*DIRECTIONS FOR THIS TASK*. The lines to extract run from the first line of the entries through the line that contains "W, H = 891, 485"; reproduce exactly those lines and no others.
=== RAW DATA ===
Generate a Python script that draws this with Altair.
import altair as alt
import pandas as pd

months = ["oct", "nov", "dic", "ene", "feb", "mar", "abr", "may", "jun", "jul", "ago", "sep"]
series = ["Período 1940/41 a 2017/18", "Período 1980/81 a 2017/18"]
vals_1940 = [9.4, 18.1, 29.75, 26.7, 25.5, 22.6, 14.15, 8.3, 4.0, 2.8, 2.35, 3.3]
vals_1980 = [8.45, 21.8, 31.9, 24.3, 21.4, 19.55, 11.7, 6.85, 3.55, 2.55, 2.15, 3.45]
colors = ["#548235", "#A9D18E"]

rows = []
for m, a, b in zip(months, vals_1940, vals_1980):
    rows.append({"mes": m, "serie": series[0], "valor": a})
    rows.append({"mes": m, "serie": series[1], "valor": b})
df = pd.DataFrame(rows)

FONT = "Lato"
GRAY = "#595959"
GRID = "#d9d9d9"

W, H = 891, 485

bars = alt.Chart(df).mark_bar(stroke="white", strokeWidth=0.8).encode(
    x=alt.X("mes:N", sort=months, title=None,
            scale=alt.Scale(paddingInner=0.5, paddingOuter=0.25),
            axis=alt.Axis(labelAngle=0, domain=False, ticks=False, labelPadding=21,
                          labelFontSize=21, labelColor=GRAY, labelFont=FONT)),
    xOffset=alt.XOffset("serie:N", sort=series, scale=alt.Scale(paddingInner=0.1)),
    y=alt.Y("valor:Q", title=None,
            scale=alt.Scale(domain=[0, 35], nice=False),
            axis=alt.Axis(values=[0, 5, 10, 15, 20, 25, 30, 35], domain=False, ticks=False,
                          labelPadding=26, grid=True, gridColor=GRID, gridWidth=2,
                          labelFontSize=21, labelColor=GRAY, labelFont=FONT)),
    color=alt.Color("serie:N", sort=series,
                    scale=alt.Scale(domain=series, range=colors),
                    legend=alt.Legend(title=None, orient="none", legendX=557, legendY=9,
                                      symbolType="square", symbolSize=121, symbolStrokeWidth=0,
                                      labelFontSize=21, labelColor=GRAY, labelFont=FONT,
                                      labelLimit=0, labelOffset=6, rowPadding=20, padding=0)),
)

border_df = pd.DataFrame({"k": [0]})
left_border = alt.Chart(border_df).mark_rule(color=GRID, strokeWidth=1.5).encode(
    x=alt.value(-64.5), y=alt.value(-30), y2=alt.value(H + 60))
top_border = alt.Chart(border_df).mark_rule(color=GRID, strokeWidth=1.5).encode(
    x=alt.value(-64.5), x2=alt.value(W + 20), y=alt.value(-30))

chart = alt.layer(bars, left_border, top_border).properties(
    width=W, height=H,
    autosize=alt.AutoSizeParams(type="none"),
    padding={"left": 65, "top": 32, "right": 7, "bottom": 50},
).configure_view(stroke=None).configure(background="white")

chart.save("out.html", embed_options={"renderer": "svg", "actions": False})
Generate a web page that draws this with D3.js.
===
*SOLUTION BELOW*.
Generate a Python script that draws this with Altair.
import altair as alt
import pandas as pd

months = ["oct", "nov", "dic", "ene", "feb", "mar", "abr", "may", "jun", "jul", "ago", "sep"]
series = ["Período 1940/41 a 2017/18", "Período 1980/81 a 2017/18"]
vals_1940 = [9.4, 18.1, 29.75, 26.7, 25.5, 22.6, 14.15, 8.3, 4.0, 2.8, 2.35, 3.3]
vals_1980 = [8.45, 21.8, 31.9, 24.3, 21.4, 19.55, 11.7, 6.85, 3.55, 2.55, 2.15, 3.45]
colors = ["#548235", "#A9D18E"]

rows = []
for m, a, b in zip(months, vals_1940, vals_1980):
    rows.append({"mes": m, "serie": series[0], "valor": a})
    rows.append({"mes": m, "serie": series[1], "valor": b})
df = pd.DataFrame(rows)

FONT = "Lato"
GRAY = "#595959"
GRID = "#d9d9d9"

W, H = 891, 485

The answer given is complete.